In a significant but highly under-reported decision, the U.S. Supreme Court has ruled that the U.S. Constitution does not allow states to mandate that courts sentence juveniles convicted of murder to a sentence of life in prison without possibility of parole.
Twenty-nine states, including Florida, have such a law on their books.
The case, Miller v. Alabama and Jackson v. Hobbs, was argued before the nation’s highest court by Bryan Stevenson, executive director and founder of the Alabama-based Equal Justice Initiative (EJI).
“This is an important win for children,” Stevenson said in a story posted on the EJI website.
“The court took a significant step forward by recognizing the fundamental unfairness of mandatory death-in-prison sentences that don’t allow ‘sentencers’ to consider the unique status of children and their potential for change,” said Stevenson, who is also on the law faculty of New York University School of Law.
“The court has recognized that children need additional attention and protection in the criminal justice system.”

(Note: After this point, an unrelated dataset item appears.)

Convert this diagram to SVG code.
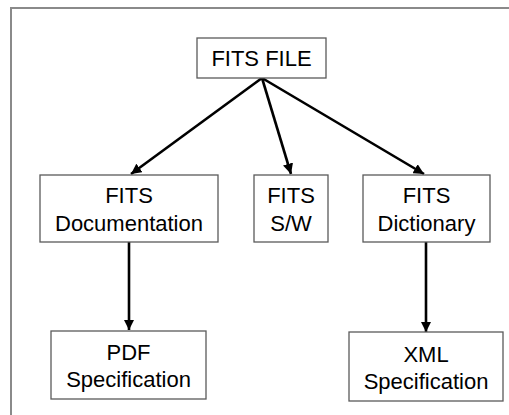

The NAACP hailed the 5-4 decision handed down Monday as “a big step forward for the American justice system.”
“When it comes to juveniles, life sentences without possibility of parole indeed constitute cruel and unusual punishment. Judicial discretion is extremely important in these cases, but the NAACP will continue to fight until the sentences are banned outright,” NAACP president and CEO Benjamin Todd Jealous said in a statement.
Justice Elena Kagan, who wrote the opinion for the majority, said according to an Associated Press report that “mandatory life without parole for those under the age of 18 at the time of their crimes violates the Eighth Amendment’s prohibition on ‘cruel and unusual punishment.’”

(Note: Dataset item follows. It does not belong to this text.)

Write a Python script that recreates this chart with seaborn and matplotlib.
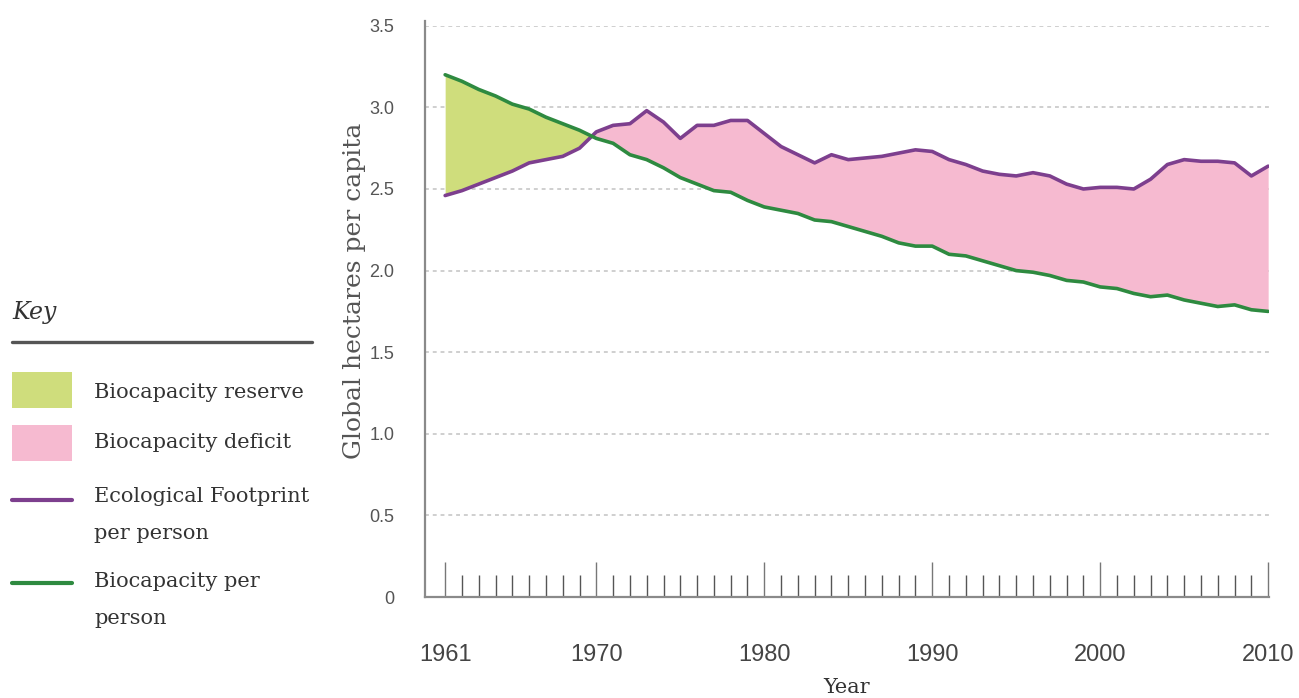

Kagan pointed to children’s diminished culpability and heightened capacity for change, adding, “We think appropriate occasions for sentencing juveniles to this harshest possible penalty will be uncommon.”
Justices Anthony Kennedy, Ruth Bader Ginsburg, Stephen Breyer and Sonia Sotomayor joined Kagan to form the majority.

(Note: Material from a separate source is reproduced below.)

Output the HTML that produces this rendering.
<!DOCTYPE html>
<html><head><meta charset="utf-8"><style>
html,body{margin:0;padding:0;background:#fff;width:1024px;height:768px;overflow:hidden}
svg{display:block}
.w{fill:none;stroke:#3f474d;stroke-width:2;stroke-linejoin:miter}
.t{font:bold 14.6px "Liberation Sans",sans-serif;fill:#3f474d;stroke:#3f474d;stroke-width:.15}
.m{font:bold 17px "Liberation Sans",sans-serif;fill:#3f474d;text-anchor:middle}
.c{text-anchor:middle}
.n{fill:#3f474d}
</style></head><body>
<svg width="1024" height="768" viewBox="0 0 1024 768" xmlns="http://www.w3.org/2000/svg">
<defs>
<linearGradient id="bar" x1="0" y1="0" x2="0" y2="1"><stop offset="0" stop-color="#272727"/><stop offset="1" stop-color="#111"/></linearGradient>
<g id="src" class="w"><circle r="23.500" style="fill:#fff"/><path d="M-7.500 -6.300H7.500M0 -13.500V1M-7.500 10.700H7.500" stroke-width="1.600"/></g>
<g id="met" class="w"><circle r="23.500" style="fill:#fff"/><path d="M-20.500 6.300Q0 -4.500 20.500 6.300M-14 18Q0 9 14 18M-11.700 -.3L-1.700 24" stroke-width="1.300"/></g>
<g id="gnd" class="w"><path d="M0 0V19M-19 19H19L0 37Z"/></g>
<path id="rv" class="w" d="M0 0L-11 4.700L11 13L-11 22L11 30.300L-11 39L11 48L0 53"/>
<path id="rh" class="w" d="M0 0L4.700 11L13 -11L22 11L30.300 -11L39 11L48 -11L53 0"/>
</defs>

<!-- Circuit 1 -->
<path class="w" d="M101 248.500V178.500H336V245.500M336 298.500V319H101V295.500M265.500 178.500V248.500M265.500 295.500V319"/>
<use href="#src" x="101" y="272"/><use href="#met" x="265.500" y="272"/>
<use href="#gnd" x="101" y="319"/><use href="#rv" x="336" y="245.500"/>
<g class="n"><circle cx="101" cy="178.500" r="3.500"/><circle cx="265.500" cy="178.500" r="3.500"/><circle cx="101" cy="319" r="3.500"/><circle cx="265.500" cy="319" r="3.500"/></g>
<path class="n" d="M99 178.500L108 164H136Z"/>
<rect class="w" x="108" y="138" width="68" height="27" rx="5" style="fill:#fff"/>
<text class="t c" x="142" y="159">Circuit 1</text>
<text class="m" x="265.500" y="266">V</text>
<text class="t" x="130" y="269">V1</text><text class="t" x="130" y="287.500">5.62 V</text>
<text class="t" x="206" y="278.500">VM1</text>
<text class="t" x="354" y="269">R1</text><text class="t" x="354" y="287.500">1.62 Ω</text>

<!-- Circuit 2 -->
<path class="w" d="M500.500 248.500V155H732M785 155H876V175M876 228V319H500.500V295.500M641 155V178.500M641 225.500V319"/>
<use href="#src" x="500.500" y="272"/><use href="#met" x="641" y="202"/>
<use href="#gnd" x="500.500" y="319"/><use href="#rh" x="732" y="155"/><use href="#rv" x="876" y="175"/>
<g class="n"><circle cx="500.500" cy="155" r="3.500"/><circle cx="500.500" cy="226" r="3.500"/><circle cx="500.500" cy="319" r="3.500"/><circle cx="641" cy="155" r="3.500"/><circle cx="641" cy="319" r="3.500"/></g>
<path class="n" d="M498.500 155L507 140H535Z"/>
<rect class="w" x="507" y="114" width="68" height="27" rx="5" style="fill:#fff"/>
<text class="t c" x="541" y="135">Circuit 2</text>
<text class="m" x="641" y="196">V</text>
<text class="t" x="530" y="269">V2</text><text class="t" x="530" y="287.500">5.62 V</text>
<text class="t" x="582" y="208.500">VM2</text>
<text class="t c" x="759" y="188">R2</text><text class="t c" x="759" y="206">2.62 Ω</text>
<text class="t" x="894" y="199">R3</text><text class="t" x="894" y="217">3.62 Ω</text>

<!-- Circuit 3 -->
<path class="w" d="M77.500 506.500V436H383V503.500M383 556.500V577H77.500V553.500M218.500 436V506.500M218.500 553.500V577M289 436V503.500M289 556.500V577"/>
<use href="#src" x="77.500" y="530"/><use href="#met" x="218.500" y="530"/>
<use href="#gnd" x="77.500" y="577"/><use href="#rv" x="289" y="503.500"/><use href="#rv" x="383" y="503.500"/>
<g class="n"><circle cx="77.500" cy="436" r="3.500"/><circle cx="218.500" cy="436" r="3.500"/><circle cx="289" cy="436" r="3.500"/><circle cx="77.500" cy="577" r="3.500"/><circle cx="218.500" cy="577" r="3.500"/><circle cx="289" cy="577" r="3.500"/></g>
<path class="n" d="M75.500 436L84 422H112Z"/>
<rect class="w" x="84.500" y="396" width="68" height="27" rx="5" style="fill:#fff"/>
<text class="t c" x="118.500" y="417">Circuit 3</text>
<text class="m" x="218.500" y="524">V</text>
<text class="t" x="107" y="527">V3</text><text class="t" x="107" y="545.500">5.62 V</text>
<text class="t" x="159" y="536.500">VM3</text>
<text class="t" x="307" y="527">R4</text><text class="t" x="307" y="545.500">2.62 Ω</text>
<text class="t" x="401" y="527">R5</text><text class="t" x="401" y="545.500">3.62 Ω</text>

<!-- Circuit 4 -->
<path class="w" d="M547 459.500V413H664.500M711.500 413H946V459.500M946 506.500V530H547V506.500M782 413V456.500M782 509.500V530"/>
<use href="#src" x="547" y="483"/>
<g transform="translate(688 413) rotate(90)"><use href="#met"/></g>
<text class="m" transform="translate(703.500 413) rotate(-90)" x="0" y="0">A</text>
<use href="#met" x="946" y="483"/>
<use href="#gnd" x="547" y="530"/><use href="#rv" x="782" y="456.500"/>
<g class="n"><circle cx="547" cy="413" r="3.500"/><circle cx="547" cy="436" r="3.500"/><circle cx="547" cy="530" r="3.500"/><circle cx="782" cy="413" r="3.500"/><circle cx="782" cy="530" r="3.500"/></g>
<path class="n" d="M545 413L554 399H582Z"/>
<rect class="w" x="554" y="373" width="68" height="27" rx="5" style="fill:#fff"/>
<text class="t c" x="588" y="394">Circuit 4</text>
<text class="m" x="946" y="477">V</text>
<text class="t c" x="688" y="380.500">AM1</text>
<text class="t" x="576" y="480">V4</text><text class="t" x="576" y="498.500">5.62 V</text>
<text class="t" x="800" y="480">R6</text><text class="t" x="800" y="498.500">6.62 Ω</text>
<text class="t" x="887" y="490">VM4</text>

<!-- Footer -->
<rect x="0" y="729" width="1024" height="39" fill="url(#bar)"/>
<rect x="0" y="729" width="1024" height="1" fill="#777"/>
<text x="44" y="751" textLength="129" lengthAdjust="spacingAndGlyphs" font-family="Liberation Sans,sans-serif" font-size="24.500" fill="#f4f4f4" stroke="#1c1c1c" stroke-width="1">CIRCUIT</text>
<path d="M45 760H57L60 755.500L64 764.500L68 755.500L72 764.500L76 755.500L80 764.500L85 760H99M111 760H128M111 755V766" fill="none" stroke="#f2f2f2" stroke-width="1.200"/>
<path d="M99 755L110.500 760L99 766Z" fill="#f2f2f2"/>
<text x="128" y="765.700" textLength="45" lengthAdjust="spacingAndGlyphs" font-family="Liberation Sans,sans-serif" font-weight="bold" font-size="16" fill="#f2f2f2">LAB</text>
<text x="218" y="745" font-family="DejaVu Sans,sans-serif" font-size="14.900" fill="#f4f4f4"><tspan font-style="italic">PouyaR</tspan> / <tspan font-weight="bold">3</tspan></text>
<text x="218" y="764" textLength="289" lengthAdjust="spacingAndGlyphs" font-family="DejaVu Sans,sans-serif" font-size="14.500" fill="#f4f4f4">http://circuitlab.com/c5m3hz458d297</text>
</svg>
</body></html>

Chief Justice John Roberts and Justices Antonin Scalia, Clarence Thomas and Samuel Alito dissented.
“Neither the text of the Constitution or our precedent prohibits legislatures from requiring that juvenile murderers be sentenced to life without parole,” Roberts said.
The ruling requires the lower courts to hold new sentencing hearings in which judges must consider children’s individual characters and life circumstances, including age, as well as the circumstances of the crime.
Today’s ruling affects hundreds of individuals whose sentences did not take their age or other mitigating factors into account. They include Kuntrell Jackson and Evan Miller, in whose names Stevenson and the EJI brought the lawsuit.
They were sentenced to life in prison without parole at 14 and are now entitled to new sentencing hearings.
But the ruling also leaves open the possibility that judges could sentence juveniles to life without parole in individual cases of murder —though not automatically.
The Equal Justice Institute, in two previous cases, had convinced the court to rule against the death sentence for juveniles and against life without parole in non-homicide cases.
EJI research showed that all of the 73 children aged 13 and 14 sent to prison without the possibility of parole are blacks and Latinos. Seven were
involved in incidents in which no one was killed. They include a 14-year-old Latino boy in California in a case in which no one was injured.
According to the NAACP, “racial disparities remain extremely pronounced in the Juvenile Justice system. African American children are 10 times more likely than their white peers to be sentenced to life in prison without the possibility of parole.”